The goal of public diplomacy for international organisations is to ensure a positive perception of their activities among opinion formers, the media, and members of the public who will consequently support continued involvement by their governments in the organisation’s activities. This will involve persuading their audiences that the activities they undertake are relevant and yield positive benefits.
In order to implement a successful communication or public diplomacy strategy, an international organisation must be clear and unanimous about its goals and the message it wants to convey. Organisation secretariats should embrace new technology and imaginative methods of spreading their messages, identify ways to accommodate the circumstances of the membership. All member states should promote the objectives and values of the organisation in question and should play their part by providing the necessary financial resources, expertise, information, and technology to allow the staff to project the right image and message.

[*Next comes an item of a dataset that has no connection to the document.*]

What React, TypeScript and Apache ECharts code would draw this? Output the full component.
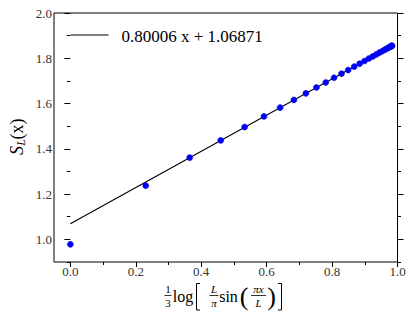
import React, { useEffect, useRef } from "react";
import * as echarts from "echarts";

const xValues = [
  0.0, 0.2304, 0.3648, 0.4597, 0.5327, 0.5918, 0.6411, 0.6833, 0.72, 0.7522,
  0.7807, 0.8061, 0.8288, 0.8493, 0.8677, 0.8843, 0.8992, 0.9126, 0.9246, 0.9353,
  0.9447, 0.9531, 0.9603, 0.9665, 0.9717, 0.9758, 0.9791, 0.9814, 0.9828, 0.9832,
];
const yValues = [
  0.978, 1.237, 1.361, 1.437, 1.496, 1.543, 1.582, 1.616, 1.645, 1.671,
  1.693, 1.714, 1.732, 1.748, 1.763, 1.776, 1.788, 1.799, 1.808, 1.817,
  1.825, 1.831, 1.837, 1.842, 1.846, 1.849, 1.852, 1.854, 1.855, 1.855,
];
const fitX = [0.0, 0.9832];
const fitY = [1.0687, 1.8553];
const fitLabel = "0.80006 x + 1.06871";
const xMajor = [0.0, 0.2, 0.4, 0.6, 0.8, 1.0];
const xMinor = [0.1, 0.3, 0.5, 0.7, 0.9];
const yMajor = [1.0, 1.2, 1.4, 1.6, 1.8, 2.0];
const yMinor = [0.9, 1.1, 1.3, 1.5, 1.7, 1.9];

const SERIF = "Liberation Serif";
const LABEL_COLOR = "#333";

export default function App() {
  const ref = useRef<HTMLDivElement>(null);
  useEffect(() => {
    document.body.style.margin = "0";
    const chart = echarts.init(ref.current!, null, { renderer: "svg" });
    const baseX = {
      type: "value" as const,
      min: -0.05,
      max: 1.0,
      gridIndex: 0,
      axisLine: { show: false },
      splitLine: { show: false },
    };
    const baseY = {
      type: "value" as const,
      min: 0.9,
      max: 2.0,
      gridIndex: 0,
      axisLine: { show: false },
      splitLine: { show: false },
    };
    const tickStyle = { color: "#000", width: 1 };
    const txt = (
      text: string,
      x: number,
      y: number,
      size: number,
      italic = false,
      rotation = 0,
      align = "center"
    ) => ({
      type: "text",
      x,
      y,
      rotation,
      style: {
        text,
        font: `${italic ? "italic " : ""}${size}px ${SERIF}`,
        fill: "#000",
        align,
        verticalAlign: "middle",
      },
    });
    const bar = (x1: number, x2: number, y: number) => ({
      type: "line",
      shape: { x1, y1: y, x2, y2: y },
      style: { stroke: "#000", lineWidth: 0.8 },
    });
    const option = {
      animation: false,
      textStyle: { fontFamily: SERIF },
      grid: {
        left: 54,
        right: 17.5,
        top: 13,
        bottom: 56,
        show: true,
        borderColor: "#000",
        borderWidth: 1,
        backgroundColor: "transparent",
      },
      xAxis: [
        {
          ...baseX,
          position: "bottom",
          axisTick: { show: true, length: 5, lineStyle: tickStyle, customValues: xMajor },
          axisLabel: {
            show: true,
            customValues: xMajor,
            formatter: (v: number) => v.toFixed(1),
            fontFamily: SERIF,
            fontSize: 13,
            color: LABEL_COLOR,
            margin: 3,
          },
        },
        {
          ...baseX,
          position: "bottom",
          axisTick: { show: true, length: 3, lineStyle: tickStyle, customValues: xMinor },
          axisLabel: { show: false },
        },
      ],
      yAxis: [
        {
          ...baseY,
          position: "left",
          axisTick: { show: true, length: 6, lineStyle: tickStyle, customValues: yMajor },
          axisLabel: {
            show: true,
            customValues: yMajor,
            formatter: (v: number) => v.toFixed(1),
            fontFamily: SERIF,
            fontSize: 13,
            color: LABEL_COLOR,
            margin: 2,
          },
        },
        {
          ...baseY,
          position: "left",
          axisTick: { show: true, length: 3.5, lineStyle: tickStyle, customValues: yMinor },
          axisLabel: { show: false },
        },
        {
          ...baseY,
          position: "right",
          axisTick: { show: true, length: 6, lineStyle: tickStyle, customValues: yMajor },
          axisLabel: { show: false },
        },
        {
          ...baseY,
          position: "right",
          axisTick: { show: true, length: 3.5, lineStyle: tickStyle, customValues: yMinor },
          axisLabel: { show: false },
        },
      ],
      series: [
        {
          type: "line",
          name: fitLabel,
          xAxisIndex: 0,
          yAxisIndex: 0,
          data: fitX.map((x, i) => [x, fitY[i]]),
          symbol: "none",
          lineStyle: { color: "#000", width: 1.1 },
          itemStyle: { color: "#000" },
          z: 2,
        },
        {
          type: "scatter",
          name: "data",
          xAxisIndex: 0,
          yAxisIndex: 0,
          data: xValues.map((x, i) => [x, yValues[i]]),
          symbol: "circle",
          symbolSize: 6,
          itemStyle: { color: "#0000ff", borderColor: "#0000cc", borderWidth: 0.5, opacity: 1 },
          z: 3,
        },
      ],
      graphic: [
        {
          type: "line",
          shape: { x1: 70.5, y1: 35, x2: 108.5, y2: 35 },
          style: { stroke: "#000", lineWidth: 1.1 },
        },
        txt(fitLabel, 121.5, 36, 17, false, 0, "left"),
        txt("S", 17, 150.5, 18, true, Math.PI / 2),
        txt("L", 21, 142.5, 12, true, Math.PI / 2),
        txt("(x)", 17, 129, 18, false, Math.PI / 2),
        txt("1", 168, 288.5, 11),
        bar(164.5, 171.5, 295.5),
        txt("3", 168, 302.5, 11),
        txt("log", 183, 296.5, 16),
        {
          type: "polyline",
          shape: { points: [[200, 283.5], [196.5, 283.5], [196.5, 310], [200, 310]] },
          style: { stroke: "#000", lineWidth: 1, fill: "none" },
        },
        txt("L", 214, 288.5, 11, true),
        bar(209.5, 218.5, 295.5),
        txt("π", 214, 302.5, 11, true),
        txt("sin", 228.5, 296.5, 16),
        txt("(", 244, 296, 26),
        txt("πx", 258.5, 288.5, 11, true),
        bar(251, 266, 295.5),
        txt("L", 258.5, 303, 11, true),
        txt(")", 271.5, 296, 26),
        {
          type: "polyline",
          shape: { points: [[278, 283.5], [281.5, 283.5], [281.5, 310], [278, 310]] },
          style: { stroke: "#000", lineWidth: 1, fill: "none" },
        },
      ],
    };
    chart.setOption(option as any);
    return () => chart.dispose();
  }, []);
  return (
    <div
      ref={ref}
      style={{ position: "fixed", left: 0, top: 0, width: 415, height: 318, background: "#fff" }}
    />
  );
}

But several questions remain. Who should bear the principal burden of responsibility for explaining and promoting the organisation to the national populations within the member states? Should the secretariat of the organisation take the principal role, or should it be the respective governments? How far can an international secretariat go in identifying shortcomings within the membership to uphold the goals of the organisation in order to preserve overall credibility? Who is best placed to assess public perceptions through opinion surveys and other instruments and who is best placed to respond to specific concerns or questions? Should the role of the secretariats be limited to anodyne glossy publications or web-based factual information or can they take on a more strategic role? The institutions themselves should not be subject to the vagaries and unpredictability of national politics and can in principle take a long-term approach to public diplomacy which is often beyond national governments. Few regional or international organisations can yet be said to do this effectively.